Hugo Schuchardt an Malvine Schuchardt (05-10324)
von Hugo Schuchardt
14. 06. 1887
Deutsch
Schlagwörter: Baskisch
Zitiervorschlag: Hugo Schuchardt an Malvine Schuchardt (05-10324). Sare, 14. 06. 1887. Hrsg. von Bernhard Hurch (2016). In: Bernhard Hurch (Hrsg.): Hugo Schuchardt Archiv. Online unter https://gams.uni-graz.at/o:hsa.letter.4605, abgerufen am 25. 09. 2023. Handle: hdl.handle.net/11471/518.10.1.4605.
Sare, 14 Juni 1887
Rasch vor Abgang der Post einige Zeilen an meine theuere Mama weniger um ihr Neues zu erzählen als um sie zu rascherem Tempo der Genesung und munterer Laune anzuregen.

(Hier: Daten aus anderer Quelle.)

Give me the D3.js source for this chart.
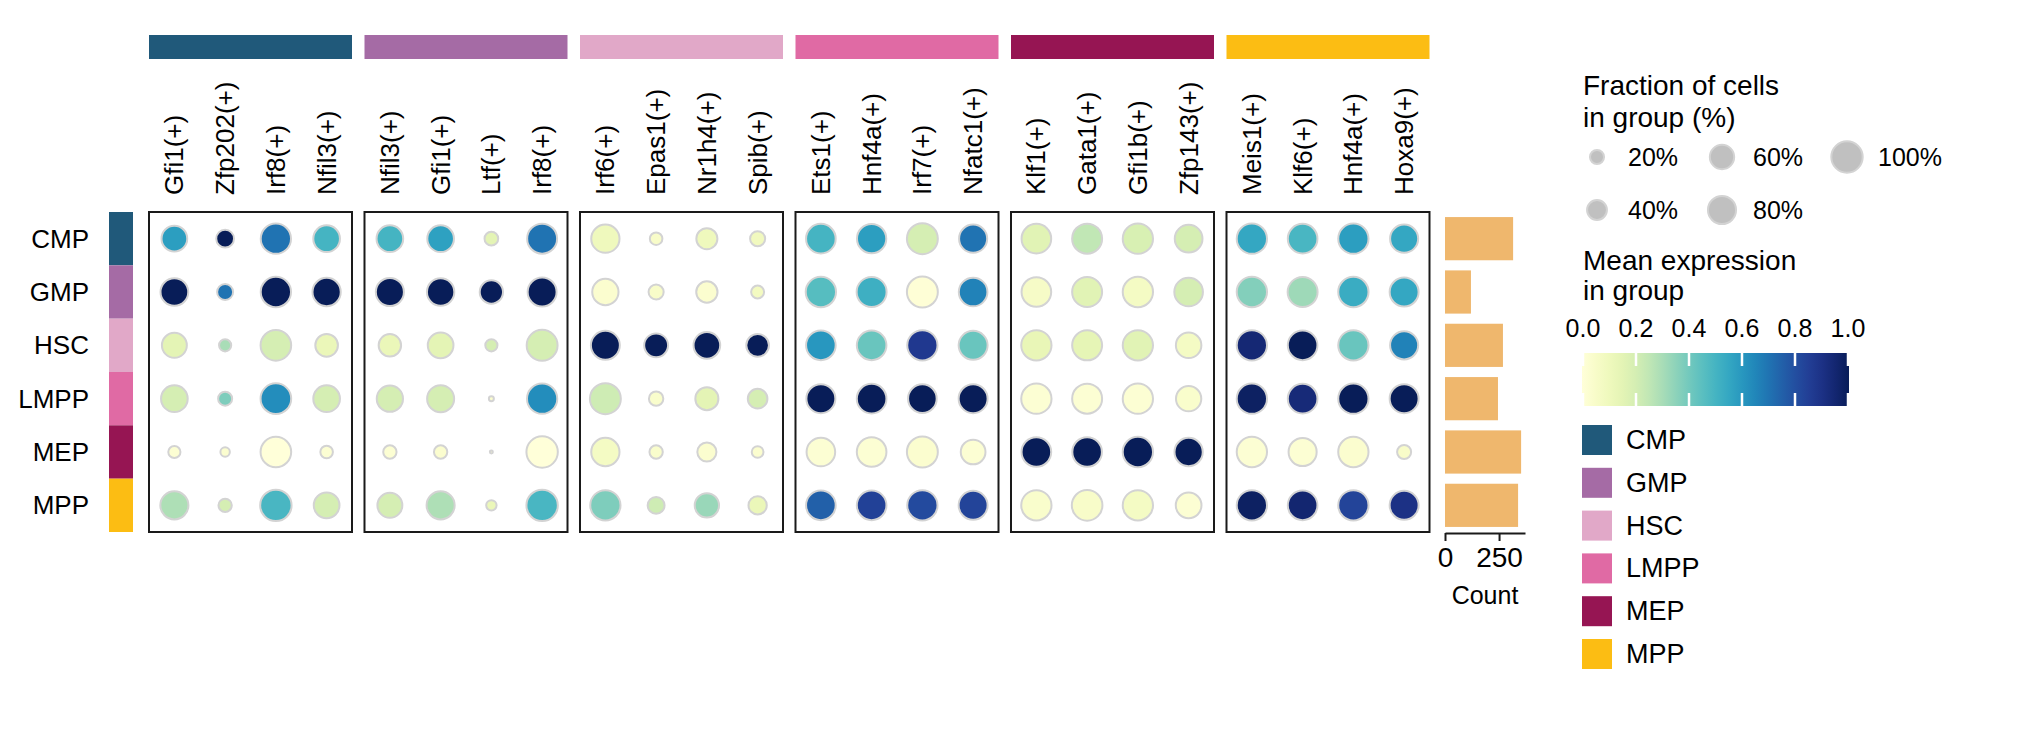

Vor allem ordentlichen Appetit kriegen ! Dein Sohn kann sich schon ein bischen Fasten erlauben; das Bäuchlein ist ganz geschwunden und vielleicht ist das für das Gesammtbefinden besser. – Das schon bejahrte Ehepaar in deren Haus ich wohne ist neulich |2| zurückgekehrt, ich befinde mich aber deshalb nicht schlechter. +) Es sind höchst gemüthliche Leute; und ich bin wirklich hier so zu Hause, wie ich es, als Fremder, nirgendwo mehr sein könnte. Für Jemanden der nicht das Interesse am Baskischen hätte, wäre freilich das Leben hier etwas zu monoton. Von Ereignissen lässt sich eigentlich nur die Fronleichnamsprocession erwähnen; nach derselben war Familiendiner bei meinen Hausherrn zu dem ich auch zugezogen war (sonst speise ich um 1 Uhr allein in demselben Lokal wo jene um 12 Uhr speisen). |3| Ländliche Verwandte! die Männer behielten während des Essens die Barette auf dem Kopf, wahrscheinlich um sich für die lange Entblössung desselben während der Procession schadlos zu halten. – Wir haben jetzt eine sehr anständige Hitze. Ich bin heute um 5 Uhr aufgestanden und einen der nächsten Berge hinangeklommen; ich fand es aber bald zu heiss und war 1/2 7 Uhr schon wieder zu Hause. Das Studium des Baskischen kostet unter solchen Umständen noch mehr Schweiss |4| als sonst. Mein Schuster muss sehr viel Geduld mit mir haben.
Mit tausend Grüssen
Dein treuer Sohn
+) Ich bezahle für meine Gemächer 40 frs. den Monat, dazu 10 fr. für Bereitung der von mir angeschafften Nahrungsmittel. Das ist doch billig genug!